Sobre la música de mis 22 años, podría confesar que oí todo lo de Nino Bravo; ese que gritaba por Noelia, o que llevaba un beso y una flor por equipaje. Qué dramáticamente cursi fui cuando mi corazón alcanzaba el punto del caramelo releyendo las cartas amarillas de tantas palabras nunca dichas. Podría añadir haber sintonizado algo de Schumann —romántico y clásico—, y de Lecuona y Ankermann, de Sindo y Delfín, de todo ese lirismo cubano desde donde pestañea el cocuyo de la nostalgia por lo que uno no ha vivido junto a la damisela encantadora o a la flor de Yucayo la bella, sufriendo las penas que a mí me matan sobre el tronco de un árbol en cuya corteza caben también nuestros nombres. O escuchar bajo la ventana de Luz Vázquez si no te acuerdas gentil bayamesa que fuiste vecina de pelo negro y ojos límpidos del Padre de la Patria.
También Gardel, en particular en aquella canción, o tango canción, sobre la mujer que moría en mis brazos cerrando los ojos en la emigración injusta mientras el mundo seguía andando y yo esperando el día que me quieras...
Pero de mucho más allá y acá de mis nunca bisiestos 22 años, arrastro un fonógrafo plural. Gira solo con el viento de una voz que resuena como si fuera todas las voces. Una voz pasquín pegada a todos los postes de nuestra existencia como pueblo. Timbre insólito instalado en cada casa como atalaya mística de todos los tiempos. Los cubanos, sea dicho en tan honroso plural, sentimos al escuchar esa voz como un rebrote del sol y la lluvia, del azul y el verde del paisaje insular. Experimentamos el resplandor de la llama y de la sangre, de la cordialidad y de la independencia de nuestra historia. Tan vigente está que cualquiera puede preguntar: ¿dónde canta hoy?
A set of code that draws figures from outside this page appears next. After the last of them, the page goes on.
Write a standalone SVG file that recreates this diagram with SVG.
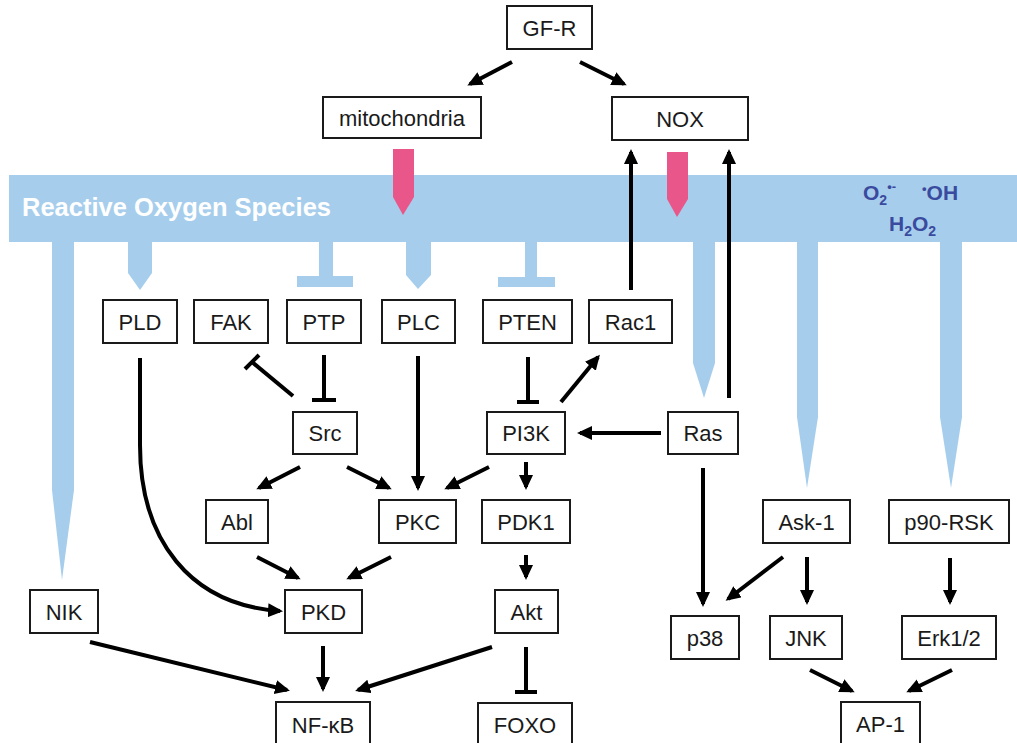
<svg xmlns="http://www.w3.org/2000/svg" width="1017" height="743" viewBox="0 0 1017 743">
<style>
.box{fill:#fff;stroke:#1a1a1a;stroke-width:2}
.lbl{font-family:"Liberation Sans",Arial,sans-serif;font-size:22px;fill:#1a1a1a;text-anchor:middle}
.ros{fill:#A6CEEC}
.pink{fill:#E9578A}
.c{stroke:#000;stroke-width:4;fill:none}
.a{marker-end:url(#ah)}
.ros-t{font-family:"Liberation Sans",Arial,sans-serif;font-weight:bold;font-size:25.5px;fill:#fff}
.sp{font-family:"Liberation Sans",Arial,sans-serif;font-weight:bold;font-size:21px;fill:#3A4A9E}
</style>
<defs>
<marker id="ah" markerUnits="userSpaceOnUse" markerWidth="16" markerHeight="16" refX="12" refY="7" orient="auto">
<path d="M0,0 L15,7 L0,14 z" fill="#000"/>
</marker>
</defs>
<rect width="1017" height="743" fill="#fff"/>

<g id="ros-band">
<rect class="ros" x="9" y="175" width="1008" height="67"/>
<polygon class="ros" points="52,240 74,240 74,490 62,580 52,490"/>
<polygon class="ros" points="128,240 152,240 152,273 140,290 128,273"/>
<polygon class="ros" points="319,240 333,240 333,276 353,276 353,287 297,287 297,276 319,276"/>
<polygon class="ros" points="406,240 431,240 431,275 418,289 406,275"/>
<polygon class="ros" points="525,240 537,240 537,277 555,277 555,287 498,287 498,277 525,277"/>
<polygon class="ros" points="693,240 715,240 715,363 704,398 693,363"/>
<polygon class="ros" points="797,240 818,240 818,417 807,488 797,417"/>
<polygon class="ros" points="940,240 962,240 962,417 951,488 940,417"/>
<text class="ros-t" x="22" y="216">Reactive Oxygen Species</text>
<text class="sp" x="863" y="200">O<tspan font-size="14" dy="5">2</tspan><tspan font-size="13" dy="-14">•-</tspan></text>
<text class="sp" x="922" y="200"><tspan font-size="13" dy="-7">•</tspan><tspan dy="7">OH</tspan></text>
<text class="sp" x="889" y="231">H<tspan font-size="14" dy="5">2</tspan><tspan dy="-5">O</tspan><tspan font-size="14" dy="5">2</tspan></text>
</g>

<g id="pink-arrows">
<polygon class="pink" points="393,149 414,149 414,197 403,215 393,197"/>
<polygon class="pink" points="667,152 688,152 688,199 677,217 667,199"/>
</g>

<g id="connectors">
<line class="c a" x1="512" y1="62" x2="470" y2="84"/>
<line class="c a" x1="580" y1="62" x2="624" y2="84"/>
<line class="c a" x1="631" y1="290" x2="631" y2="152"/>
<line class="c a" x1="729" y1="398" x2="729" y2="152"/>
<line class="c a" x1="661" y1="433" x2="580" y2="433"/>
<line class="c a" x1="561" y1="402" x2="598" y2="357"/>
<line class="c" x1="528" y1="357" x2="528" y2="402"/>
<line class="c" x1="517" y1="402" x2="539" y2="402"/>
<line class="c" x1="324" y1="355" x2="324" y2="400"/>
<line class="c" x1="312" y1="400" x2="336" y2="400"/>
<line class="c" x1="293" y1="396" x2="252" y2="362"/>
<line class="c" x1="245" y1="369" x2="259" y2="355"/>
<line class="c a" x1="418" y1="356" x2="418" y2="488"/>
<line class="c a" x1="300" y1="467" x2="259" y2="488"/>
<line class="c a" x1="347" y1="467" x2="389" y2="488"/>
<line class="c a" x1="489" y1="467" x2="447" y2="488"/>
<line class="c a" x1="526" y1="462" x2="526" y2="487"/>
<line class="c a" x1="257" y1="557" x2="298" y2="578"/>
<line class="c a" x1="391" y1="557" x2="349" y2="578"/>
<line class="c a" x1="526" y1="555" x2="526" y2="577"/>
<path class="c a" d="M140,358 L140,445 C140,540 190,605 280,611"/>
<line class="c a" x1="323" y1="646" x2="323" y2="689"/>
<line class="c a" x1="90" y1="642" x2="287" y2="690"/>
<line class="c a" x1="492" y1="647" x2="358" y2="690"/>
<line class="c" x1="526" y1="647" x2="526" y2="692"/>
<line class="c" x1="515" y1="692" x2="537" y2="692"/>
<line class="c a" x1="703" y1="468" x2="703" y2="604"/>
<line class="c a" x1="783" y1="557" x2="728" y2="599"/>
<line class="c a" x1="807" y1="557" x2="807" y2="602"/>
<line class="c a" x1="950" y1="558" x2="950" y2="602"/>
<line class="c a" x1="810" y1="670" x2="852" y2="691"/>
<line class="c a" x1="952" y1="670" x2="909" y2="691"/>
</g>

<g id="GF-R"><rect class="box" x="507" y="6" width="85" height="43"/><text class="lbl" x="549.5" y="35.5">GF-R</text></g>
<g id="mitochondria"><rect class="box" x="323" y="97" width="158" height="41"/><text class="lbl" x="402" y="125.5">mitochondria</text></g>
<g id="NOX"><rect class="box" x="612" y="97" width="136" height="43"/><text class="lbl" x="680" y="126.5">NOX</text></g>
<g id="PLD"><rect class="box" x="103" y="300" width="74" height="43"/><text class="lbl" x="140" y="329.5">PLD</text></g>
<g id="FAK"><rect class="box" x="194" y="300" width="74" height="43"/><text class="lbl" x="231" y="329.5">FAK</text></g>
<g id="PTP"><rect class="box" x="287" y="300" width="74" height="43"/><text class="lbl" x="324" y="329.5">PTP</text></g>
<g id="PLC"><rect class="box" x="382" y="300" width="73" height="43"/><text class="lbl" x="418.5" y="329.5">PLC</text></g>
<g id="PTEN"><rect class="box" x="483" y="300" width="89" height="43"/><text class="lbl" x="527.5" y="329.5">PTEN</text></g>
<g id="Rac1"><rect class="box" x="589" y="300" width="83" height="43"/><text class="lbl" x="630.5" y="329.5">Rac1</text></g>
<g id="Src"><rect class="box" x="293" y="412" width="64" height="42"/><text class="lbl" x="325" y="441">Src</text></g>
<g id="PI3K"><rect class="box" x="487" y="412" width="78" height="42"/><text class="lbl" x="526" y="441">PI3K</text></g>
<g id="Ras"><rect class="box" x="668" y="412" width="70" height="42"/><text class="lbl" x="703" y="441">Ras</text></g>
<g id="Abl"><rect class="box" x="206" y="500" width="62" height="43"/><text class="lbl" x="237" y="529.5">Abl</text></g>
<g id="PKC"><rect class="box" x="379" y="500" width="77" height="43"/><text class="lbl" x="417.5" y="529.5">PKC</text></g>
<g id="PDK1"><rect class="box" x="482" y="500" width="88" height="43"/><text class="lbl" x="526" y="529.5">PDK1</text></g>
<g id="Ask-1"><rect class="box" x="763" y="500" width="87" height="43"/><text class="lbl" x="806.5" y="529.5">Ask-1</text></g>
<g id="p90-RSK"><rect class="box" x="889" y="500" width="120" height="43"/><text class="lbl" x="949" y="529.5">p90-RSK</text></g>
<g id="NIK"><rect class="box" x="30" y="590" width="68" height="43"/><text class="lbl" x="64" y="619.5">NIK</text></g>
<g id="PKD"><rect class="box" x="285" y="590" width="77" height="43"/><text class="lbl" x="323.5" y="619.5">PKD</text></g>
<g id="Akt"><rect class="box" x="495" y="590" width="63" height="43"/><text class="lbl" x="526.5" y="619.5">Akt</text></g>
<g id="p38"><rect class="box" x="671" y="616" width="68" height="43"/><text class="lbl" x="705" y="645.5">p38</text></g>
<g id="JNK"><rect class="box" x="770" y="616" width="72" height="43"/><text class="lbl" x="806" y="645.5">JNK</text></g>
<g id="Erk1-2"><rect class="box" x="902" y="616" width="94" height="43"/><text class="lbl" x="949" y="645.5">Erk1/2</text></g>
<g id="NF-kB"><rect class="box" x="276" y="702" width="94" height="60"/><text class="lbl" x="323" y="733">NF-κB</text></g>
<g id="FOXO"><rect class="box" x="478" y="703" width="94" height="60"/><text class="lbl" x="525" y="733">FOXO</text></g>
<g id="AP-1"><rect class="box" x="841" y="702" width="79" height="60"/><text class="lbl" x="880.5" y="732">AP-1</text></g>
</svg>
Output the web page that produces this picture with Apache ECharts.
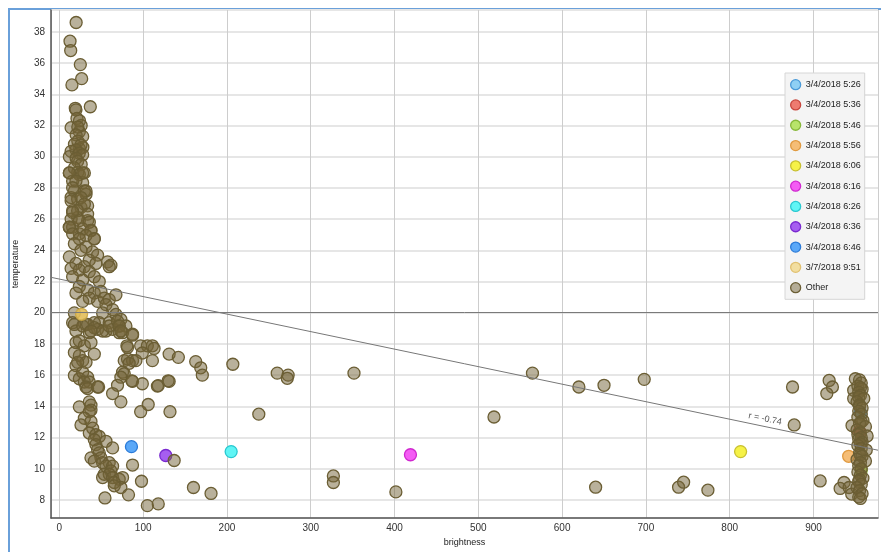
<!DOCTYPE html>
<html>
<head>
<meta charset="utf-8">
<script src="https://cdn.jsdelivr.net/npm/echarts@6/dist/echarts.min.js"></script>
<style>
  html, body { margin: 0; padding: 0; background: #fff; overflow: hidden; width: 881px; height: 552px; }
  #frame { position: absolute; left: 8px; top: 8px; width: 871px; height: 542px;
           border-left: 2px solid #6aa0da; border-top: 2px solid #6aa0da; }
  #chart { position: absolute; left: 0; top: 0; width: 881px; height: 552px; }
</style>
</head>
<body>
<div id="frame"></div>
<div id="chart"></div>
<script>
// ---- series names (legend order) ----
const seriesNames = [
  '3/4/2018 5:26', '3/4/2018 5:36', '3/4/2018 5:46', '3/4/2018 5:56',
  '3/4/2018 6:06', '3/4/2018 6:16', '3/4/2018 6:26', '3/4/2018 6:36',
  '3/4/2018 6:46', '3/7/2018 9:51', 'Other'
];

// ---- highlighted readings [brightness, temperature] ----
const pts0526 = [[956, 13.6]];
const pts0536 = [[955, 12.4]];
const pts0546 = [[957, 9.9]];
const pts0556 = [[942, 10.8]];
const pts0606 = [[813, 11.1]];
const pts0616 = [[419, 10.9]];
const pts0626 = [[205, 11.1]];
const pts0636 = [[127, 10.85]];
const pts0646 = [[86, 11.42]];
const pts0951 = [[26.5, 19.9]];

// ---- all other readings: low-brightness column ----
const otherLeftUpper = [
  [20,38.6],[12.7,37.4],[13.5,36.8],[25,35.9],[26.6,35.0],[15,34.6],[36.9,33.2],
  [19,33.1],[19.8,33.0],[21,32.45],[14,31.86],[26,32.0],[23.8,31.6],[27.8,31.3],
  [24,32.3],[22,31.9],[20,31.4],[22,31.0],[18,30.8],[28,30.6],[24,30.5],
  [25.8,30.75],[19.8,30.44],[14,30.34],[23.8,30.23],[27.8,30.12],[11.9,30.0],[20,29.9],
  [21.8,29.7],[26,29.5],[17.9,29.28],[22,29.0],[23.8,28.86],[29.8,28.96],[11.9,28.96],
  [27.8,28.33],[15.8,28.44],[29.8,27.8],[17.9,27.8],[31.8,27.59],[14,27.38],[21.8,27.27],
  [25.8,26.75],[33.7,26.85],[15.8,26.54],[21.8,26.11],[14,26.0],[33.7,25.9],
  [37.7,25.27],[41.7,24.74],[23.8,25.06],[15.8,25.48],[11.9,25.48]
];
const otherLeftMiddle = [
  [11.9,28.96],[27.8,28.96],[19.8,28.44],[15.8,28.01],[31.8,27.8],[25.8,27.38],[14,27.17],
  [29.8,26.96],[21.8,26.54],[15.8,26.43],[33.7,26.32],[23.8,25.9],[11.9,25.48],[35.7,25.8],
  [27.8,25.37],[37.7,25.27],[15.8,25.06],[31.8,24.95],[23.8,24.74],[41.7,24.74],[17.9,24.42],
  [31.8,24.21],[25.8,24.0],[11.9,23.58],[39.6,23.9],[45.6,23.69],[35.7,23.37],[19.8,23.16],
  [29.8,22.95],[14,22.84],[43.6,23.16],[23.8,22.74],[35.7,22.63],[15.8,22.31],[27.8,22.1],
  [41.7,22.31],[47.6,22.0],[23.8,21.68],[33.7,21.47],[41.7,21.26],[49.6,21.36],[19.8,21.26],
  [35.7,20.94],[27.8,20.73],[45.6,20.73],[53.6,20.94],[67.5,21.15],[59.5,20.84],[55.6,20.52],
  [63.5,20.2],[51.6,19.99],[67.5,19.89],[73.4,19.57],[47.6,19.36],[59.5,19.36],[71.4,19.15],
  [79.4,19.15],[41.7,19.36],[17.9,19.99],[15.8,19.36],[31.8,19.25],[45.6,18.94],[55.6,18.83],
  [63.5,18.94],[71.4,18.72],[87.3,18.62],[35.7,18.72],[19.8,18.83],
  [57.5,23.26],[61.5,23.05],[59.5,22.95]
];
const otherLeftLower = [
  [17.9,15.98],[23.8,15.77],[27.8,16.19],[19.8,16.61],[33.7,15.87],[29.8,15.56],[35.7,15.56],
  [31.8,15.24],[33.7,15.14],[45.6,15.24],[46.8,15.24],
  [17.9,17.45],[23.8,17.25],[27.8,16.93],[31.8,16.82],[21.8,16.82],
  [19.8,18.09],[23.8,18.2],[29.8,17.88],[37.7,18.09],[41.7,17.35],
  [17.9,19.25],[27.8,19.15],[33.7,19.25],[41.7,19.04],[51.6,18.83],[37.7,18.83],
  [59.5,19.15],[69.4,19.46],[71.4,19.15],[75.4,18.72],[73.4,18.83],[87.3,18.56],
  [97,17.88],[105,17.88],[111,17.88],[113,17.71],[99,17.42],[80.6,17.88],[81.3,17.77],
  [131,17.35],[142,17.14],[111,16.93],
  [77.4,16.93],[81.3,17.04],[87.3,16.93],[91.3,16.93],[83.3,16.76],
  [75.4,16.19],[77.4,16.09],[73.4,15.87],
  [87.3,15.6],[99,15.45],[117,15.3],[131,15.6],[86.5,15.64],[118,15.33],[129.8,15.64],
  [69.4,15.35],[63.5,14.82],[73.4,14.29],
  [23.8,13.97],[35.7,14.29],[37.7,14.08],[37.7,13.76],[35.7,13.66],
  [97,13.66],[106,14.12],[132,13.66],
  [29.8,13.24],[25.8,12.81],[37.7,13.03],[39.7,12.6],[35.7,12.29],[43.6,12.18],[47.6,12.07],[41.7,11.86],
  [43.6,11.55],[55.6,11.76],[63.5,11.34],[45.6,11.23],[47.6,11.02],[49.6,10.7],[37.7,10.7],[41.7,10.49],
  [51.6,10.39],[59.5,10.39],[55.6,10.17],[63.5,10.17],[61.5,9.86],[53.6,9.65],[59.5,9.65],
  [51.6,9.44],[63.5,9.44],[71.4,9.33],[75.4,9.44],[65.5,9.12],[73.4,8.8],[65.5,8.91],
  [82.5,8.33],[54.4,8.13],[87.3,10.24],[98,9.2],[105,7.64],[118,7.75]
];
// ---- all other readings: mid brightness ----
const otherMiddle = [
  [207,16.7],[260,16.13],[273,16.0],[272,15.8],[351.6,16.13],[238,13.5],
  [162.7,16.87],[168.7,16.47],[170.6,16.0],[137,10.53],[160,8.8],[181,8.42],
  [327,9.54],[327,9.12],[401.6,8.52],
  [564.6,16.13],[620,15.24],[650,15.35],[698,15.73],[518.7,13.32],
  [640,8.82],[739,8.82],[745,9.14],[774,8.63]
];
// ---- all other readings: high-brightness column ----
const otherRight = [
  [875,15.24],[918.7,15.66],[922.6,15.24],[915.9,14.82],[877,12.81],[908,9.22],
  [936.5,9.12],[931.8,8.74],[942.5,8.8],[945.6,8.38],[946,12.77],[948,15.03],[948,14.5],[950,15.77],
  [955,15.7],[957,15.5],[953,15.3],[958,15.1],[956,15.2],[954,14.9],[956,14.7],[954,14.6],
  [960,14.5],[952,14.3],[955,14.1],[955,14.0],[958,13.9],[954,13.7],[957,13.5],[953,13.3],
  [959,13.1],[957,13.0],[955,12.9],[962,12.7],[952,12.5],[956,12.3],[953,12.2],[964,12.1],
  [957,12.0],[954,11.9],[958,11.7],[956,11.6],[953,11.5],[957,11.3],[963,11.2],[955,11.0],
  [956,10.9],[958,10.8],[952,10.6],[962,10.5],[956,10.4],[954,10.2],[957,10.0],[953,9.8],
  [956,9.6],[959,9.4],[955,9.3],[954,9.2],[957,9.0],[952,8.8],[955,8.6],[958,8.4],
  [954,8.2],[956,8.1]
];

// ---- trend line and reference level ----
const trendX = [-10, 977];
const trendY = [22.27, 11.19];
const trendLabel = 'r = -0.74';
const refLevel = 20;

// ---- axis extents ----
const xRange = [-10, 977];
const yRange = [6.84, 39.4];

const highlightData = [pts0526, pts0536, pts0546, pts0556, pts0606, pts0616,
                       pts0626, pts0636, pts0646, pts0951];
const otherData = [].concat(otherLeftUpper, otherLeftMiddle, otherLeftLower, otherMiddle, otherRight);

const fills = ['#8fd0f4', '#ee7b70', '#b8e46a', '#f5bd76', '#f6f247', '#f45cf4',
               '#5ff5f5', '#a65ef0', '#5aa8f8', '#f2dea0', 'rgba(115,100,55,0.5)'];
const borders = ['#4a9ad8', '#c8463c', '#88b83a', '#e09a40', '#c8c030', '#d028d0',
                 '#28c8d0', '#7a2ad0', '#2a7ad8', '#e0c070', '#6b5e34'];
// the 3/7 reading sits inside the dense column and is drawn above it, tinted
const pointStyleOverride = { '3/7/2018 9:51': { color: 'rgba(226,190,90,0.9)', borderColor: 'rgba(200,165,70,0.9)' } };
const raisedSeries = { '3/7/2018 9:51': 3 };

const FONT = '"Liberation Sans", Arial, sans-serif';

const series = seriesNames.map((name, i) => {
  const base = { color: fills[i], borderColor: borders[i], borderWidth: 1.3, opacity: 1 };
  const s = {
    name: name,
    type: 'scatter',
    data: i < highlightData.length ? highlightData[i] : otherData,
    symbol: 'circle',
    symbolSize: 12,
    z: raisedSeries[name] || 2,
    itemStyle: Object.assign(base, pointStyleOverride[name] || {}),
    emphasis: { disabled: true },
    animation: false
  };
  if (name === 'Other') {
    s.markLine = {
      silent: true,
      symbol: ['none', 'none'],
      animation: false,
      data: [
        {
          yAxis: refLevel,
          lineStyle: { color: '#7a7a7a', width: 1, type: 'solid' },
          label: { show: false }
        },
        [
          { coord: [trendX[0], trendY[0]] },
          {
            coord: [trendX[1], trendY[1]],
            lineStyle: { color: '#777', width: 1, type: 'solid' },
            label: {
              show: true, formatter: trendLabel, position: 'insideEndTop',
              distance: [100, 3], color: '#555', fontSize: 9, fontFamily: FONT
            }
          }
        ]
      ]
    };
  }
  return s;
});

// legend swatches always use the plain series colours
const legendData = seriesNames.map((name, i) => ({
  name: name,
  itemStyle: { color: fills[i], borderColor: borders[i], borderWidth: 1.3 }
}));

const chart = echarts.init(document.getElementById('chart'), null, { renderer: 'canvas' });
chart.setOption({
  animation: false,
  textStyle: { fontFamily: FONT },
  grid: { left: 51, top: 10, right: 0, bottom: 28, containLabel: false },
  legend: {
    orient: 'vertical',
    left: 785, top: 73,
    padding: [6, 4, 6, 5],
    itemGap: 9, itemWidth: 10, itemHeight: 10,
    icon: 'circle',
    backgroundColor: '#f4f4f4', borderColor: '#d6d6d6', borderWidth: 1,
    textStyle: { fontSize: 9, color: '#222', fontFamily: FONT },
    selectedMode: false,
    data: legendData
  },
  xAxis: {
    type: 'value', min: xRange[0], max: xRange[1], splitNumber: 10,
    name: 'brightness', nameLocation: 'middle', nameGap: 17,
    nameTextStyle: { fontSize: 9, color: '#222', fontFamily: FONT },
    axisLine: { show: true, onZero: false, lineStyle: { color: '#555', width: 1.5 } },
    axisTick: { show: false },
    axisLabel: {
      fontSize: 10, color: '#333', margin: 5, fontFamily: FONT,
      formatter: v => (Math.abs(v % 100) < 1e-6 ? String(Math.round(v)) : '')
    },
    splitLine: { show: true, lineStyle: { color: '#cdcdcd', width: 1 } }
  },
  yAxis: {
    type: 'value', min: yRange[0], max: yRange[1], splitNumber: 16,
    name: 'temperature', nameLocation: 'middle', nameGap: 31,
    nameTextStyle: { fontSize: 9, color: '#222', fontFamily: FONT },
    axisLine: { show: true, onZero: false, lineStyle: { color: '#555', width: 1.5 } },
    axisTick: { show: false },
    axisLabel: {
      fontSize: 10, color: '#333', margin: 6, fontFamily: FONT,
      formatter: v => (Math.abs(v - Math.round(v)) < 1e-6 && Math.round(v) % 2 === 0 ? String(Math.round(v)) : '')
    },
    splitLine: { show: true, lineStyle: { color: '#e6e6e6', width: 2 } }
  },
  series: series
});
</script>
</body>
</html>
Intuitivo, rítmico, descoyuntado, achispado ahora y enseguida chispeante, él encarna la expresión sintética de toda la crónica de la música cubana. Desde lo campesino a lo bailable, desde el cabaret hasta el teatro, desde el salón hasta el barrio. Ustedes lo saben: lo evoco hoy, porque en cualquier momento su nombre merece el humo de la gratitud y el olor del recuerdo. Nadie como él ha podido captar la esencia popular, ni convocar la sensibilidad con movimientos improvisados en la ciencia del oído y en una originalidad cerrada bajo un código sin contraseñas.
Sentimentalidad y frenesí sobre la misma tarima, en el mismo minuto, podía haber dicho lo cubano soy yo, y en mí naufragan o despegan la alegría y el dolor, el amor y el despecho, el desaire y la contención. Pudo haberlo dicho sin ofender la modestia y sin deslizarse por la desmesura tan recurrente en nuestro carácter nacional.
Fue, ante todo, un músico pobre y generoso. Deambuló por bares y esquinas, poniendo su sombrero ante el trasnochado buscador de la felicidad, para recibir unas monedas, como un antiguo juglar o trovador. En 1953, empezó a crecer en las aspas de la fama para tocar la punta del palo encebado de la gloria: articuló el formato jazz band del grupo que, en un decir compañero y familiar, llamaba La Tribu.
En lo adelante, bastarán diez años para que plantara su leyenda en la placenta de la nación. Y ha sido el paño donde se enjugan sensaciones disímiles: la felicidad y la pena, la decepción y la esperanza. Ningún músico cubano —en país de músicos suficientes e inspirados— ha concentrado sobre su recuerdo tanta añoranza y tanta certeza de la presencia de lo que no se toca ni se ve: solo se oye. En la cauda de su voz choca el agua de la vida contra la piedra, y en la espuma se entrelazan la melancolía y el sueño, lo temporal y lo eterno.
Desde mis 22 años, él ya viviendo su muerte, incluso mucho antes, y ahora cuando ciertas orquestas y cantantes han soslayado la música para priorizar el ruido, deformando lo más humano de los seres humanos, todavía hoy espero que su voz descienda en su trono de nubes y luces, y con su garganta, su cachimba nos diga, como en un juicio final: Elije tú, que canto yo.